Saturday 10 November 2007

Fur balls

I am a good cat. I keep myself clean. I keep the mice from leaving the aviary. From time to time I keep the blonde bimbo and little red ratface dogs in line -- well, all right, mostly I just tease them from where they cannot reach me. Dumbo bimbo's okay -- big and klutzy but gentle, but that little red ratface -- she's smart, I tell you. At least, that is, smart for a dog. Average intelligence for a cat. You don't see her with a blog, do you?

Right, so the point of this post is that I'm a good cat, and I do what all good cats do: I keep myself clean. And I do this by licking myself. As good cats do. So, why, oh why, do I get furballs? Well, I've never really had one before. And this was a beauty. Involved lots of coughing. My beautiful tabby-and-black fur becoming dull. Lots more coughing. I couldn't get rid of the blasted thing.

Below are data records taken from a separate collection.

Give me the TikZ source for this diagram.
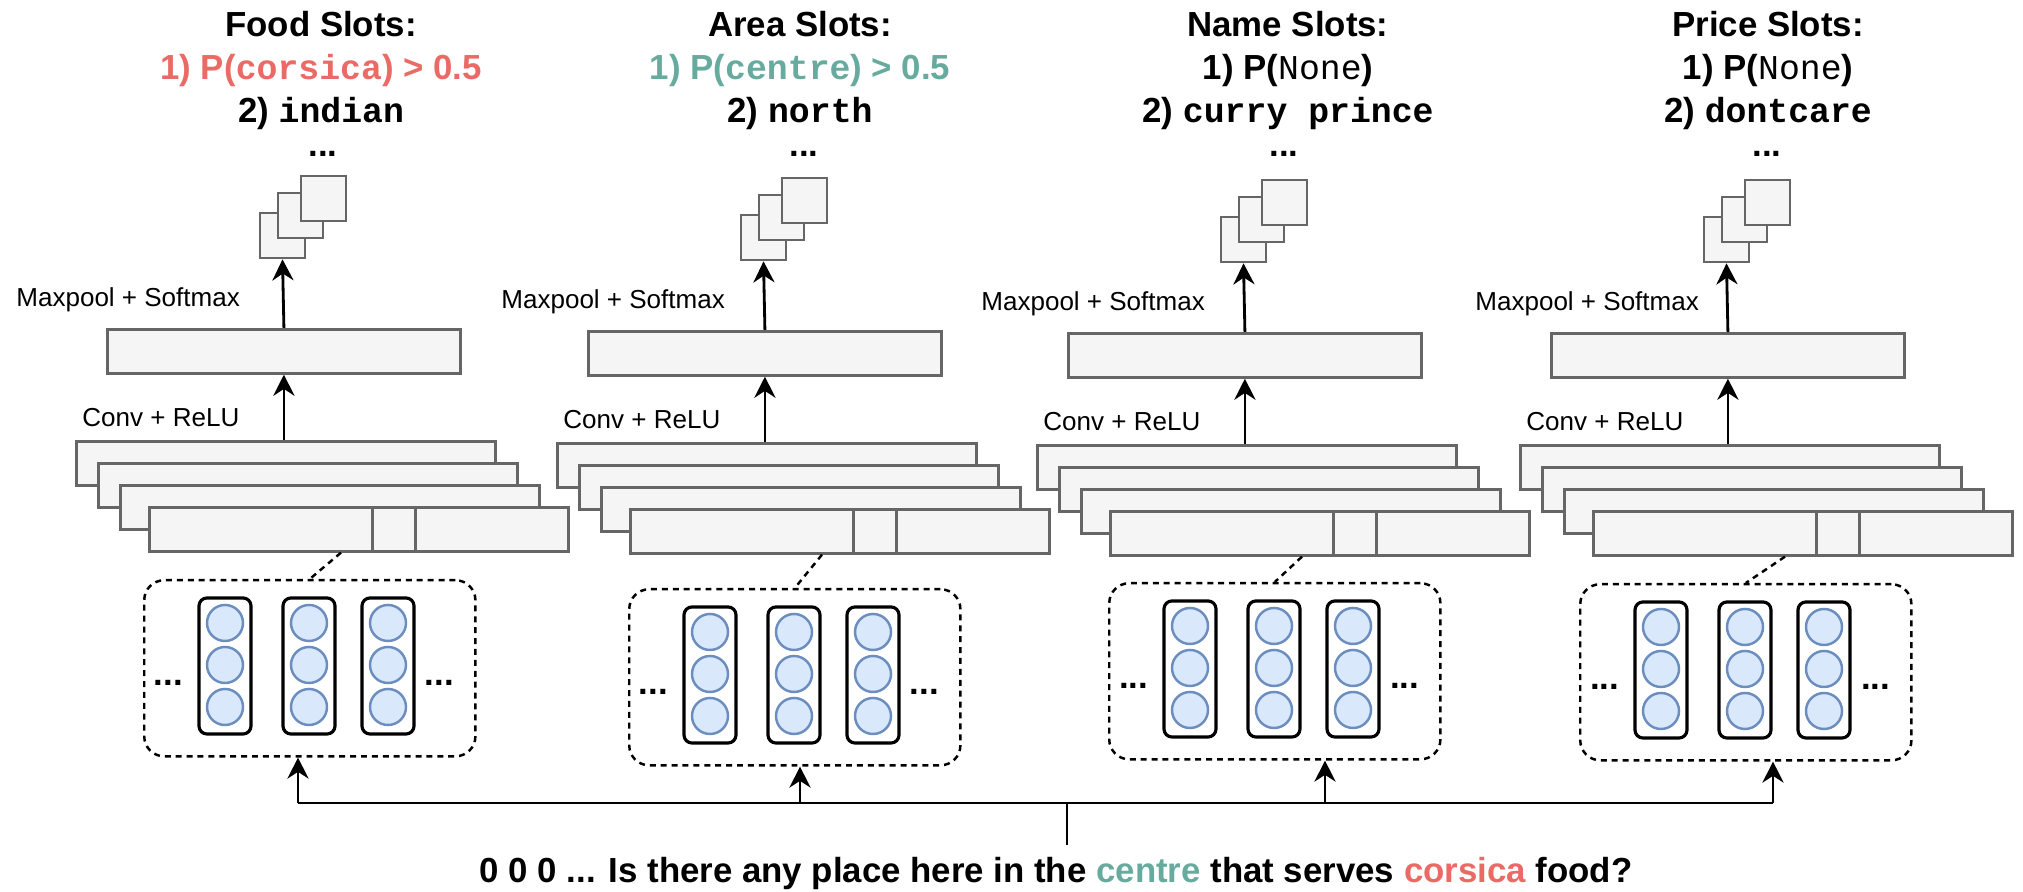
\documentclass[tikz,border=0pt]{standalone}
\usepackage{fontspec}
\setmainfont{Liberation Sans}
\setmonofont{Liberation Mono}
\usetikzlibrary{arrows.meta,calc}

\definecolor{slotred}{HTML}{EA6B66}
\definecolor{slotteal}{HTML}{67AB9F}
\definecolor{fmapfill}{HTML}{F5F5F5}
\definecolor{fmapline}{HTML}{666666}
\definecolor{unitfill}{HTML}{DAE8FC}
\definecolor{unitline}{HTML}{6C8EBF}

\tikzset{
  fmap/.style={draw=fmapline, fill=fmapfill, line width=0.75pt, inner sep=0pt},
  convbox/.style={fmap, minimum width=4.19cm, minimum height=0.44cm, anchor=north west},
  poolbox/.style={fmap, minimum width=3.53cm, minimum height=0.44cm, anchor=north west},
  outbox/.style={fmap, minimum size=0.45cm},
  unit/.style={circle, draw=unitline, fill=unitfill, line width=0.7pt, minimum size=0.36cm, inner sep=0pt},
  unitcol/.style={draw, rounded corners=0.08cm, line width=0.9pt, minimum width=0.52cm, minimum height=1.36cm, inner sep=0pt},
  winbox/.style={draw, dash pattern=on 1.7pt off 1.4pt, rounded corners=0.2cm, line width=0.7pt, minimum width=3.31cm, minimum height=1.76cm, anchor=north west, inner sep=0pt},
  lbl/.style={font=\fontsize{7.4}{9}\selectfont, inner sep=0pt, anchor=base west},
  ttl/.style={font=\fontsize{9.9}{12}\selectfont\bfseries, inner sep=0pt, anchor=base},
}

\begin{document}
\begin{tikzpicture}[x=0.01cm, y=-0.01cm, >={Stealth[length=6pt,width=6pt]}, line width=0.8pt]
\useasboundingbox (0,0) rectangle (2023,892);
\node[ttl] (food) at (321,37) {Food Slots:};
\node[ttl, text=slotred] (foodp) at (321,80) {1) P(\texttt{corsica}) > 0.5};
\node[ttl] (foodv) at (321,123) {2) \texttt{indian}};
\node[ttl] (area) at (800,37) {Area Slots:};
\node[ttl, text=slotteal] (areap) at (800,80) {1) P(\texttt{centre}) > 0.5};
\node[ttl] (areav) at (800,123) {2) \texttt{north}};
\node[ttl] (name) at (1288,37) {Name Slots:};
\node[ttl] (namep) at (1288,80) {1) P(\texttt{\mdseries None})};
\node[ttl] (namev) at (1288,123) {2) \texttt{curry prince}};
\node[ttl] (price) at (1768,37) {Price Slots:};
\node[ttl] (pricep) at (1768,80) {1) P(\texttt{\mdseries None})};
\node[ttl] (pricev) at (1768,123) {2) \texttt{dontcare}};
\foreach \i/\mx/\my/\bx/\by/\ax/\lx in {1/106/328/143/579/298/15, 2/587/330/628/588/800/500, 3/1067/332/1108/582/1325/980, 4/1550/332/1579/583/1773/1474} {
  \node[ttl] (dots\i) at (\mx+217,157) {...};
  \node[outbox] (sqa\i) at (\mx+176.5,\my-92.5) {};
  \node[outbox] (sqb\i) at (\mx+194.5,\my-112.5) {};
  \node[outbox] (sqc\i) at (\mx+217.5,\my-129.5) {};
  \node[poolbox] (mp\i) at (\mx,\my) {};
  \node[lbl] (mpl\i) at (\lx,\my-21) {Maxpool + Softmax};
  \node[convbox] (ca\i) at (\mx-31,\my+112) {};
  \node[convbox] (cb\i) at (\mx-9,\my+134) {};
  \node[convbox] (cc\i) at (\mx+13,\my+156) {};
  \node[convbox] (cd\i) at (\mx+42,\my+178) {};
  \node[fmap, minimum width=0.43cm, minimum height=0.44cm, anchor=north west] (cell\i) at (\mx+265,\my+178) {};
  \node[lbl] (cvl\i) at (\mx-25,\my+99) {Conv + ReLU};
  \draw[->] (mp\i.north) -- (sqa\i.south);
  \draw[->] (mp\i.south |- ca\i.north) -- (mp\i.south);
  \node[winbox] (win\i) at (\bx,\by) {};
  \draw[dash pattern=on 1.7pt off 1.4pt, line width=0.7pt] ($(cell\i.south west)+(-30,0)$) -- (win\i.north);
  \foreach \c/\cx in {1/82,2/166,3/245} {
    \node[unitcol] (col\i\c) at (\bx+\cx,\by+87) {};
    \foreach \r/\cy in {1/44,2/86,3/128}
      \node[unit] (u\i\c\r) at (\bx+\cx,\by+\cy) {};
  }
  \node[ttl] (ld\i) at (\bx+25.5,\by+107) {...};
  \node[ttl] (rd\i) at (\bx+296.5,\by+107) {...};
  \coordinate (in\i) at (\ax,803);
  \draw[->] (in\i) -- (in\i |- win\i.south);
}
\node[ttl, inner sep=0.3333em] (sent) at (1056,883) {0 0 0 ... Is there any place here in the \textcolor{slotteal}{centre} that serves \textcolor{slotred}{corsica} food?};
\coordinate (tap) at (1067,803);
\draw (in1) -- (in4);
\draw[line width=0.7pt] (tap) -- (tap |- sent.north);
\end{tikzpicture}
\end{document}
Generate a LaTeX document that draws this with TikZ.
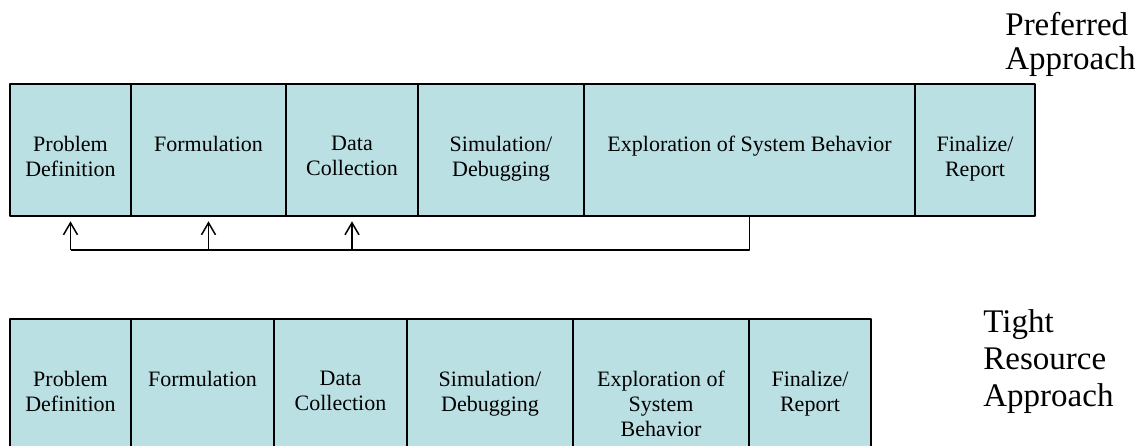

So, what did my humans go out and do? They bought this foul-smelling (wish it was fowl-smelling!) paste that they put on my nose. Licorice flavoured they called it. I am a cat. I do not eat licorice. Do you see a problem here? Because I certainly do. So they buy this foul stuff, and they put it on my nose. And, of course, because I'm a good cat who likes to keep herself clean, I lick it off. Dogs, did my eyes go round. And I ran, I tell you. I ran, because if I ran far enough I might leave that foul-smelling stuff, that foul-tasting stuff behind. But, no, it came with me, didn't it? Now, they're putting it in my canned food. And giving me special dry food with other laxatives in it. Yes, you've guessed it -- that foul, black, licorice stuff is a laxative. I have a fur ball not constipation. Stupid humans!

Wednesday 7 November 2007


Just so you know, I helped E and T write during the recent long weekend at the island. They couldn't have done it without me. I was their muse.

Whenever they faltered, I was there to make sure they kept those fingers clacking. Whenever they got hungry, I got hungry too.

It's hard work being a muse!
You'd have thought they'd be a little more thankful. After all, they say they got heaps of work done. And it's all down to me!

Tuesday 6 November 2007

Back in good spirits

Just want to let you know that we're back from the island and I had an OK time -- not brilliant, but OK. At least I didn't disgrace myself. I used the litter tray for the WHOLE weekend. It helped that Ellen changed it every day :-)

I have heaps more to say but E is making me wait until tomorrow. She says she's too tired. Pathetic.

Until tomorrow.

Friday 2 November 2007

Why can't we just stay home?

To cap off a crap week, during which Ellen has hardly been home and I've been bored out of my brain and unable to blog TO-BOOT, I've just found out we're going down to the island for a four-day weekend.

Sheesh. I'd so much rather we just stayed home!